Data Ops

Classes and functions to aid in random testing and training set generation

Data

class ia.gaius.data_ops.Data(data_directories=None, dataset=None)

Bases: object

__init__(data_directories=None, dataset=None)

Supply either a list of data_directories, or a dataset.

prep(percent_of_dataset_chosen: float, percent_reserved_for_training: float, shuffle: bool = False)

DataRecords

class ia.gaius.data_ops.DataRecords(original_dataset: str | Path, DR: float, DF: float, shuffle: bool, folder: bool = True)

Bases: object

Splits data into random sets for training and testing.

__init__(original_dataset: str | Path, DR: float, DF: float, shuffle: bool, folder: bool = True)
Parameters:
  • original_dataset (str or list, required) – location of dataset to use for training and testing sets

  • DR (float, required) – fraction of total data to use for testing and training. 0 < DR < 100

  • DF (float, required) – fraction of the DR to use for training. The rest of the DR is used for testing. 0 < DF < 100

  • shuffle (bool, required) – whether to shuffle the data when creating sets

  • folder (bool, optional) – set if the original dataset is a folder

After creating the class, utilize the member variables train_sequences and test_sequences for the data sets

Variables:
  • train_sequences – the files to use for training

  • test_sequences – the files to use for testing

data_ops module

This module includes the classes above in addition to the following:

class ia.gaius.data_ops.PreparedData(data_directories=None, dataset=None, prep_enabled: bool = False)

Bases: Data

Overloaded type for Data class to signify that train_sequences and test_sequences contain raw sequences, and not filepaths to sequences

Use flag prep_enabled to determine whether prep() will be executed during training. Shuffle will not happen if pre_enabled=False

prep(*args, **kwargs)
ia.gaius.data_ops.atoi(text: str)

Attempt to convert string to int

ia.gaius.data_ops.natural_keys(text: str)

alist.sort(key=natural_keys) sorts in human order http://nedbatchelder.com/blog/200712/human_sorting.html (See Toothy’s implementation in the comments)

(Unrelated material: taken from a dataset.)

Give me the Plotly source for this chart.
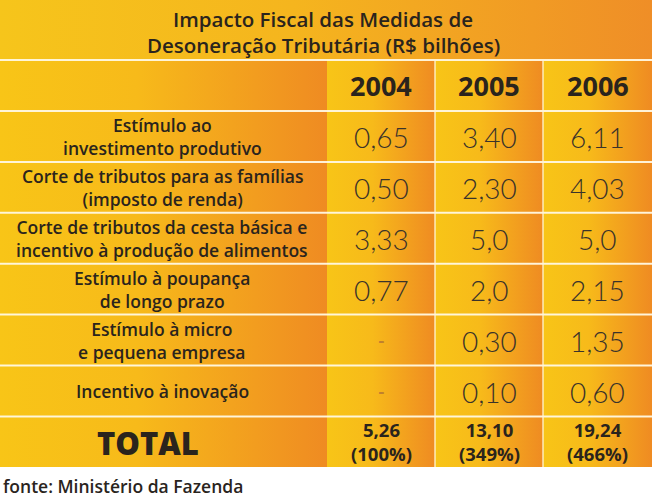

ia.gaius.data_ops.raw_in_count(filename: str)
ia.gaius.data_ops.validate_data(data: dict)

Validates if the data is in correct GAIuS digestible format. Returns True if data validates. Returns False if data does not validate.

Parameters:

data (dict, required) – GDF to validate

Example

>>> gdf = {'strings':["hello"], 'vectors': [], 'emotives': {} }
>>> validate_data(gdf)
True
>>> bad_gdf = {'strings': []}
>>> validate_data(bad_gdf)
Exception: Dictionary requires "vectors", "emotives", and "strings" as keys!
>>> bad_gdf_2 = {'strings':["hello"], 'vectors': [], 'emotives': ['utility|5'] }
>>> validate_data(bad_gdf_2)
Exception: "emotives" must be a dict of <str, float>. Dict not provided!